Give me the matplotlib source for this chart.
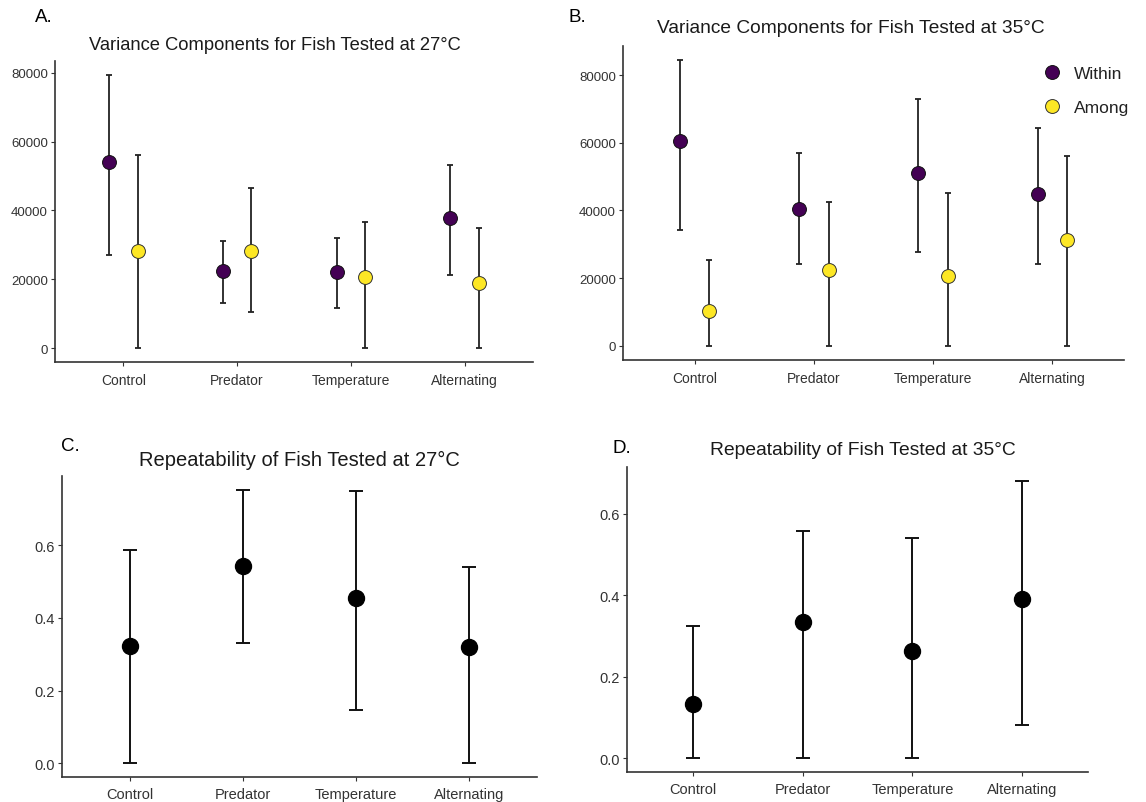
import matplotlib
matplotlib.use("Agg")
import matplotlib.pyplot as plt
import numpy as np

plt.rcParams['font.family'] = ['Liberation Sans', 'DejaVu Sans']

categories = ["Control", "Predator", "Temperature", "Alternating"]

# Panel A: variance components, 27°C
a_within = [54200, 22300, 22100, 37800]
a_within_lo = [27100, 13100, 11600, 21300]
a_within_hi = [79400, 31000, 32000, 53300]
a_among = [28100, 28100, 20800, 18900]
a_among_lo = [0, 10500, 0, 0]
a_among_hi = [56200, 46500, 36600, 35000]

# Panel B: variance components, 35°C
b_within = [60400, 40400, 51000, 44900]
b_within_lo = [34200, 24300, 27700, 24300]
b_within_hi = [84400, 57100, 72900, 64500]
b_among = [10300, 22400, 20600, 31400]
b_among_lo = [0, 0, 0, 0]
b_among_hi = [25200, 42400, 45200, 56200]

# Panel C: repeatability, 27°C
c_rep = [0.322, 0.542, 0.454, 0.319]
c_lo = [0.0, 0.332, 0.146, 0.0]
c_hi = [0.586, 0.753, 0.750, 0.539]

# Panel D: repeatability, 35°C
d_rep = [0.132, 0.334, 0.262, 0.391]
d_lo = [0.0, 0.0, 0.0, 0.082]
d_hi = [0.324, 0.558, 0.540, 0.681]

W, H = 1146, 803
fig = plt.figure(figsize=(W / 100, H / 100), dpi=100)


def add_ax(l, r, t, b):
    return fig.add_axes([l / W, 1 - b / H, (r - l) / W, (b - t) / H])


SPINE = "#333333"
TXT = "#333333"
C_WITHIN = "#440154"
C_AMONG = "#FDE725"


def style(ax, vals_hi, vals_lo, ytick_size, xtick_size, xpad):
    for s in ["top", "right"]:
        ax.spines[s].set_visible(False)
    for s in ["left", "bottom"]:
        ax.spines[s].set_color(SPINE)
        ax.spines[s].set_linewidth(1.2)
    ax.tick_params(axis="both", color=SPINE, length=3, width=0.8, labelcolor=TXT)
    ax.tick_params(axis="y", labelsize=ytick_size, pad=2)
    ax.tick_params(axis="x", labelsize=xtick_size, pad=xpad)
    x = np.arange(1, len(categories) + 1)
    ax.set_xticks(x)
    ax.set_xticklabels(categories)
    ax.set_xlim(0.4, len(categories) + 0.6)
    lo = min(vals_lo)
    hi = max(vals_hi)
    rng = hi - lo
    ax.set_ylim(lo - 0.05 * rng, hi + 0.05 * rng)


def var_panel(ax, w, wlo, whi, a, alo, ahi, title, title_size, tx, tpad):
    x = np.arange(1, len(categories) + 1)
    dx = 0.125
    w = np.array(w); a = np.array(a)
    ax.errorbar(x - dx, w, yerr=[w - np.array(wlo), np.array(whi) - w], fmt="none",
                ecolor="#222222", elinewidth=1.3, capsize=2.5, capthick=1.3, zorder=2)
    ax.errorbar(x + dx, a, yerr=[a - np.array(alo), np.array(ahi) - a], fmt="none",
                ecolor="#222222", elinewidth=1.3, capsize=2.5, capthick=1.3, zorder=2)
    ax.plot(x - dx, w, "o", ms=10, mfc=C_WITHIN, mec="#111111", mew=0.7, zorder=3, label="Within")
    ax.plot(x + dx, a, "o", ms=10, mfc=C_AMONG, mec="#333333", mew=0.7, zorder=3, label="Among")
    style(ax, list(whi) + list(ahi), list(wlo) + list(alo), 9.5, 10, 5)
    ax.set_yticks([0, 20000, 40000, 60000, 80000])
    ax.set_title(title, fontsize=title_size, color="#1a1a1a", pad=tpad)
    ax.title.set_position((tx, 1.0))


def rep_panel(ax, r, lo, hi, title, title_size, tx, tpad):
    x = np.arange(1, len(categories) + 1)
    r = np.array(r)
    ax.errorbar(x, r, yerr=[r - np.array(lo), np.array(hi) - r], fmt="none",
                ecolor="#111111", elinewidth=1.4, capsize=5, capthick=1.4, zorder=2)
    ax.plot(x, r, "o", ms=11.5, mfc="black", mec="black", zorder=3)
    style(ax, hi, lo, 10.5, 10.5, 4)
    ax.set_yticks([0.0, 0.2, 0.4, 0.6])
    ax.set_yticklabels(["0.0", "0.2", "0.4", "0.6"])
    ax.set_title(title, fontsize=title_size, color="#1a1a1a", pad=tpad)
    ax.title.set_position((tx, 1.0))


axA = add_ax(55, 533, 62, 363)
var_panel(axA, a_within, a_within_lo, a_within_hi, a_among, a_among_lo, a_among_hi,
          "Variance Components for Fish Tested at 27°C", 13.2, 0.46, 9)

axB = add_ax(623, 1124, 47, 361)
var_panel(axB, b_within, b_within_lo, b_within_hi, b_among, b_among_lo, b_among_hi,
          "Variance Components for Fish Tested at 35°C", 13.8, 0.455, 10)
leg = axB.legend(loc="upper left", frameon=False, fontsize=12.5, handletextpad=0.75,
                 borderaxespad=0.0, labelspacing=1.05, handlelength=1.0,
                 bbox_to_anchor=(0.826, 0.958))
for t in leg.get_texts():
    t.set_color("#222222")

axC = add_ax(62, 537, 477, 778)
rep_panel(axC, c_rep, c_lo, c_hi, "Repeatability of Fish Tested at 27°C", 14.5, 0.50, 8)

axD = add_ax(627, 1088, 468, 773)
rep_panel(axD, d_rep, d_lo, d_hi, "Repeatability of Fish Tested at 35°C", 13.9, 0.512, 9)

# panel letters
for lbl, px, py in [("A.", 35, 18), ("B.", 569, 18), ("C.", 61, 447), ("D.", 613, 449)]:
    fig.text(px / W, 1 - py / H, lbl, fontsize=13.5, ha="left", va="center", color="black")

fig.savefig("out.png", dpi=100, facecolor="white")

=======

» WRITTEN REQUEST
The listing above must be printed again exactly, minus its pictures.

» SOLUTION
Give me the matplotlib source for this chart.
import matplotlib
matplotlib.use("Agg")
import matplotlib.pyplot as plt
import numpy as np

plt.rcParams['font.family'] = ['Liberation Sans', 'DejaVu Sans']

categories = ["Control", "Predator", "Temperature", "Alternating"]

# Panel A: variance components, 27°C
a_within = [54200, 22300, 22100, 37800]
a_within_lo = [27100, 13100, 11600, 21300]
a_within_hi = [79400, 31000, 32000, 53300]
a_among = [28100, 28100, 20800, 18900]
a_among_lo = [0, 10500, 0, 0]
a_among_hi = [56200, 46500, 36600, 35000]

# Panel B: variance components, 35°C
b_within = [60400, 40400, 51000, 44900]
b_within_lo = [34200, 24300, 27700, 24300]
b_within_hi = [84400, 57100, 72900, 64500]
b_among = [10300, 22400, 20600, 31400]
b_among_lo = [0, 0, 0, 0]
b_among_hi = [25200, 42400, 45200, 56200]

# Panel C: repeatability, 27°C
c_rep = [0.322, 0.542, 0.454, 0.319]
c_lo = [0.0, 0.332, 0.146, 0.0]
c_hi = [0.586, 0.753, 0.750, 0.539]

# Panel D: repeatability, 35°C
d_rep = [0.132, 0.334, 0.262, 0.391]
d_lo = [0.0, 0.0, 0.0, 0.082]
d_hi = [0.324, 0.558, 0.540, 0.681]

W, H = 1146, 803
fig = plt.figure(figsize=(W / 100, H / 100), dpi=100)


def add_ax(l, r, t, b):
    return fig.add_axes([l / W, 1 - b / H, (r - l) / W, (b - t) / H])


SPINE = "#333333"
TXT = "#333333"
C_WITHIN = "#440154"
C_AMONG = "#FDE725"


def style(ax, vals_hi, vals_lo, ytick_size, xtick_size, xpad):
    for s in ["top", "right"]:
        ax.spines[s].set_visible(False)
    for s in ["left", "bottom"]:
        ax.spines[s].set_color(SPINE)
        ax.spines[s].set_linewidth(1.2)
    ax.tick_params(axis="both", color=SPINE, length=3, width=0.8, labelcolor=TXT)
    ax.tick_params(axis="y", labelsize=ytick_size, pad=2)
    ax.tick_params(axis="x", labelsize=xtick_size, pad=xpad)
    x = np.arange(1, len(categories) + 1)
    ax.set_xticks(x)
    ax.set_xticklabels(categories)
    ax.set_xlim(0.4, len(categories) + 0.6)
    lo = min(vals_lo)
    hi = max(vals_hi)
    rng = hi - lo
    ax.set_ylim(lo - 0.05 * rng, hi + 0.05 * rng)


def var_panel(ax, w, wlo, whi, a, alo, ahi, title, title_size, tx, tpad):
    x = np.arange(1, len(categories) + 1)
    dx = 0.125
    w = np.array(w); a = np.array(a)
    ax.errorbar(x - dx, w, yerr=[w - np.array(wlo), np.array(whi) - w], fmt="none",
                ecolor="#222222", elinewidth=1.3, capsize=2.5, capthick=1.3, zorder=2)
    ax.errorbar(x + dx, a, yerr=[a - np.array(alo), np.array(ahi) - a], fmt="none",
                ecolor="#222222", elinewidth=1.3, capsize=2.5, capthick=1.3, zorder=2)
    ax.plot(x - dx, w, "o", ms=10, mfc=C_WITHIN, mec="#111111", mew=0.7, zorder=3, label="Within")
    ax.plot(x + dx, a, "o", ms=10, mfc=C_AMONG, mec="#333333", mew=0.7, zorder=3, label="Among")
    style(ax, list(whi) + list(ahi), list(wlo) + list(alo), 9.5, 10, 5)
    ax.set_yticks([0, 20000, 40000, 60000, 80000])
    ax.set_title(title, fontsize=title_size, color="#1a1a1a", pad=tpad)
    ax.title.set_position((tx, 1.0))


def rep_panel(ax, r, lo, hi, title, title_size, tx, tpad):
    x = np.arange(1, len(categories) + 1)
    r = np.array(r)
    ax.errorbar(x, r, yerr=[r - np.array(lo), np.array(hi) - r], fmt="none",
                ecolor="#111111", elinewidth=1.4, capsize=5, capthick=1.4, zorder=2)
    ax.plot(x, r, "o", ms=11.5, mfc="black", mec="black", zorder=3)
    style(ax, hi, lo, 10.5, 10.5, 4)
    ax.set_yticks([0.0, 0.2, 0.4, 0.6])
    ax.set_yticklabels(["0.0", "0.2", "0.4", "0.6"])
    ax.set_title(title, fontsize=title_size, color="#1a1a1a", pad=tpad)
    ax.title.set_position((tx, 1.0))


axA = add_ax(55, 533, 62, 363)
var_panel(axA, a_within, a_within_lo, a_within_hi, a_among, a_among_lo, a_among_hi,
          "Variance Components for Fish Tested at 27°C", 13.2, 0.46, 9)

axB = add_ax(623, 1124, 47, 361)
var_panel(axB, b_within, b_within_lo, b_within_hi, b_among, b_among_lo, b_among_hi,
          "Variance Components for Fish Tested at 35°C", 13.8, 0.455, 10)
leg = axB.legend(loc="upper left", frameon=False, fontsize=12.5, handletextpad=0.75,
                 borderaxespad=0.0, labelspacing=1.05, handlelength=1.0,
                 bbox_to_anchor=(0.826, 0.958))
for t in leg.get_texts():
    t.set_color("#222222")

axC = add_ax(62, 537, 477, 778)
rep_panel(axC, c_rep, c_lo, c_hi, "Repeatability of Fish Tested at 27°C", 14.5, 0.50, 8)

axD = add_ax(627, 1088, 468, 773)
rep_panel(axD, d_rep, d_lo, d_hi, "Repeatability of Fish Tested at 35°C", 13.9, 0.512, 9)

# panel letters
for lbl, px, py in [("A.", 35, 18), ("B.", 569, 18), ("C.", 61, 447), ("D.", 613, 449)]:
    fig.text(px / W, 1 - py / H, lbl, fontsize=13.5, ha="left", va="center", color="black")

fig.savefig("out.png", dpi=100, facecolor="white")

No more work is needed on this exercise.